An extension of a 100% tax relief known as Business Premises Renovation Allowance (BPRA) has been welcomed by RICS (Royal Institution of Chartered Surveyors) as it will help bring more vacant premises back into productive use and encourage new businesses to open across the North West, creating local jobs.

BPRA was originally introduced in April 2007 to provide tax relief on costs incurred in converting, renovating or repairing disused business premises. The tax exemption has now been extended for another five years (to 31 March 2017) and RICS say this extension is much needed to give more sole traders or companies thinking of opening or expanding a business, the opportunity to convert ageing property back into business use.

However, Brent Forbes, Director at Petty Commercial says a lot of property owners in the region are unaware of this allowance or unsure of how it works exactly.

“The vacant premises, or part of a building, must be in an ‘assisted’ area that qualifies for relief when the expenditure is incurred. The current list of qualifying areas is due to expire on 31 December 2013, when a new list will be agreed, so the first thing commercial property owners should do is check whether any properties they currently own or are looking to buy are located in an assisted area so they can take advice on claiming BPRA”, says Brent.

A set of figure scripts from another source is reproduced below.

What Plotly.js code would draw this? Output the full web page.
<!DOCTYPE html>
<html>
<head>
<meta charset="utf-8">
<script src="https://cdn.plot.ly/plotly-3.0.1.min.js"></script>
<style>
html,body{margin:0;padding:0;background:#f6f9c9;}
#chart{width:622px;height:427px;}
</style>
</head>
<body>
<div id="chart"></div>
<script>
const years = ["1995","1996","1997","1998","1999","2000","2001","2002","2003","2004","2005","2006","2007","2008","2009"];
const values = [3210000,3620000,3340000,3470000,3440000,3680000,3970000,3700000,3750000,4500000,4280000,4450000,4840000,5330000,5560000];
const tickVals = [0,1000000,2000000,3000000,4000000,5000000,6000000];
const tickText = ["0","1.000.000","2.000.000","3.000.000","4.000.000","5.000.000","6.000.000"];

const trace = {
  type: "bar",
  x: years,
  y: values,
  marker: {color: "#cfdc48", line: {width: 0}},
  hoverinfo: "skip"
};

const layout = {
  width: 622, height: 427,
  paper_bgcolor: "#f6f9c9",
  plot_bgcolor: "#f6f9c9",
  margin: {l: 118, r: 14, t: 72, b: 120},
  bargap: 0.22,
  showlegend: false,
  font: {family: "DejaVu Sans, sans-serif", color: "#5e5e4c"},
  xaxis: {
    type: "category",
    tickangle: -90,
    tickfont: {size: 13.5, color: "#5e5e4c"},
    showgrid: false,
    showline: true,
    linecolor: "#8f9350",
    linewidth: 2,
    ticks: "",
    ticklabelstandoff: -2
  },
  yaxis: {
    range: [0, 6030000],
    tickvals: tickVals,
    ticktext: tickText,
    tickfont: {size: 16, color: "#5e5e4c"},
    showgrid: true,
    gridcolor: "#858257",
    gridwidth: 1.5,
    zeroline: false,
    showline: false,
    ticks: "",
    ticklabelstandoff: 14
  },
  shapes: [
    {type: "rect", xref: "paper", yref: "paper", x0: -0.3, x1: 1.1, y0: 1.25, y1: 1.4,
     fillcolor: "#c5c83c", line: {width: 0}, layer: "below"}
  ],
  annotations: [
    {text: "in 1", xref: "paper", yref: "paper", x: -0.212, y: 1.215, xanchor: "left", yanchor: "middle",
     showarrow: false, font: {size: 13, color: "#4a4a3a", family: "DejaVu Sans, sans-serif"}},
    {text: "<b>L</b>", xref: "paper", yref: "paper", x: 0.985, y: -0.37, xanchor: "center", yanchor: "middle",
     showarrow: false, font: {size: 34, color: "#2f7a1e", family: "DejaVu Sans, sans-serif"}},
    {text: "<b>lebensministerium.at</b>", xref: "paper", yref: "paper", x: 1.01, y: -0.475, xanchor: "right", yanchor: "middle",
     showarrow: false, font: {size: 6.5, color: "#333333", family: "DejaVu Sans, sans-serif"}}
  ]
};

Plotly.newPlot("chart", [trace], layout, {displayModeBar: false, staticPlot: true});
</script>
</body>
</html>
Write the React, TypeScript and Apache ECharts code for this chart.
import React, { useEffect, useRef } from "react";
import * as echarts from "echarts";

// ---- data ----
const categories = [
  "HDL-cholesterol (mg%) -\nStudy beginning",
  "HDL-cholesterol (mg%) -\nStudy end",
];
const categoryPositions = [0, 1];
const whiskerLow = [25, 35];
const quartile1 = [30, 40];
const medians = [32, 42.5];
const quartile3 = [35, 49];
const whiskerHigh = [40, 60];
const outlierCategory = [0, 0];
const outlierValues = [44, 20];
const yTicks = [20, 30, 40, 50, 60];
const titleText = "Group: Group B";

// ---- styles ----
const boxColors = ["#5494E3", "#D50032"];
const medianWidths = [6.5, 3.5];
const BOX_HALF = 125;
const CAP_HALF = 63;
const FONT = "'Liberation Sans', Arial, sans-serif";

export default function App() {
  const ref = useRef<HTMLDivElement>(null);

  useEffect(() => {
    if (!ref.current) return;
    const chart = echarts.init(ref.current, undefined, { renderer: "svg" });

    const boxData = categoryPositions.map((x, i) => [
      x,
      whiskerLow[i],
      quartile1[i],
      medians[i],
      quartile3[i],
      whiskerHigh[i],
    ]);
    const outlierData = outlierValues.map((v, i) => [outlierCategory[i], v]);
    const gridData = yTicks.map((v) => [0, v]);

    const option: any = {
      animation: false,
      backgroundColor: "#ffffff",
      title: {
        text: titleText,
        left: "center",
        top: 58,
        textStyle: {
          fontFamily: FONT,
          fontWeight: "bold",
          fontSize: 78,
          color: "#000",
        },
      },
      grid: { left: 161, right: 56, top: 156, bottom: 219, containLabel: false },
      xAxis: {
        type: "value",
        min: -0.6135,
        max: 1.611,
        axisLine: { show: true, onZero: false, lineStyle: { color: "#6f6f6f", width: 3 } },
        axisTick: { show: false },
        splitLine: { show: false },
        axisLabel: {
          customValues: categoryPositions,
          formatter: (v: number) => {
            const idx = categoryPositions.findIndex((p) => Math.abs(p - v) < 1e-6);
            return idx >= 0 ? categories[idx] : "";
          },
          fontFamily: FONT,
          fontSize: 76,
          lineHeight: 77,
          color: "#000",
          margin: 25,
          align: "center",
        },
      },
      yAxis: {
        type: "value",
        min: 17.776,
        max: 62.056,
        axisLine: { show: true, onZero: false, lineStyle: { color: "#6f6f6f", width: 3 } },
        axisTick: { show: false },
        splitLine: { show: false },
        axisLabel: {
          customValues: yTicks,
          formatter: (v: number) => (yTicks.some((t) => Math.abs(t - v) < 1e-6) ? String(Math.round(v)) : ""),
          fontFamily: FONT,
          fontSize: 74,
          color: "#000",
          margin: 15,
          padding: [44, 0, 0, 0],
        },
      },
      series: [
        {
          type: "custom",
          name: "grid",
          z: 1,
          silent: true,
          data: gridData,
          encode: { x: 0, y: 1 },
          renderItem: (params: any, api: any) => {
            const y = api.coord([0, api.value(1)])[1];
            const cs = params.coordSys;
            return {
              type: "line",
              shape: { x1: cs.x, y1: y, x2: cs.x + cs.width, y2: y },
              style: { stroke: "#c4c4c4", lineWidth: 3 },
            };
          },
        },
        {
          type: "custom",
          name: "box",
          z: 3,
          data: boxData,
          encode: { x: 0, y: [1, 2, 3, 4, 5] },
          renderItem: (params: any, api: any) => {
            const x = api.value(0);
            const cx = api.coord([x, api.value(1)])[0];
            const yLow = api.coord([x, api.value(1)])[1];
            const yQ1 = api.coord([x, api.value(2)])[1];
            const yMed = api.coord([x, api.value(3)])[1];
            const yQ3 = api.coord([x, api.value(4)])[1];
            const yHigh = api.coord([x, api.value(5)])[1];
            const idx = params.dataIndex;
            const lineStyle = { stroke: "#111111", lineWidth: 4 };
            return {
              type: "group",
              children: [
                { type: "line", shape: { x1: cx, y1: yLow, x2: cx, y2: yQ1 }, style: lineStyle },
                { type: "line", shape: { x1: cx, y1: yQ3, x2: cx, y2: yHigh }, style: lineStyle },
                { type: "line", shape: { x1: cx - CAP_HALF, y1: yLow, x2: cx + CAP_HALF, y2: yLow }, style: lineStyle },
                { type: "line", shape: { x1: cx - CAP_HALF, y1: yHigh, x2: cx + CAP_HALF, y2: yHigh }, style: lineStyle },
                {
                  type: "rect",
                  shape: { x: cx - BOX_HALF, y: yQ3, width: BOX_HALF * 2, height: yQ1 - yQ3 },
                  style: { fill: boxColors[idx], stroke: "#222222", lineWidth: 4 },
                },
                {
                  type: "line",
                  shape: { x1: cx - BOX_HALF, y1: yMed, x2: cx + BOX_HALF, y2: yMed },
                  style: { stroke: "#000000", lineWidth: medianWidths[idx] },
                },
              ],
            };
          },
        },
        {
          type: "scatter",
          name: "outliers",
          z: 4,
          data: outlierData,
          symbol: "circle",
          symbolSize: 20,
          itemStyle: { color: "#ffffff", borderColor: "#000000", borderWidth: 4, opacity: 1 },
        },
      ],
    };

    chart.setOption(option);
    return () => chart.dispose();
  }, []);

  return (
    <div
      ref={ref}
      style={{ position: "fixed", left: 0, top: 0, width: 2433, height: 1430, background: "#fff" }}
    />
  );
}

A full list of the assisted areas in the North West (including Liverpool, Bolton, Wigan, Oldham Cumbria and West Lancashire) is available on the Government legislation website: under ‘The Assisted Areas Order 2007.’

Brent adds: “The premises must have last been used as a business, and specifically not used as a dwelling, in order to qualify for the tax relief. It also must have been empty for at least a year before works begin and the costs incurred must be on conversion or renovation work, together with any incidental repairs. Owners must be aware that the tax exemption will not be given if the building does not remain a business premises after the renovation works have been completed too.”

For landlords, the allowance will be treated as an expense of the property letting business. Those without a property business or a trade will be able to set the allowance against their other income. Property traders would not be incurring capital expenditure on conversion costs and therefore will not be able to claim.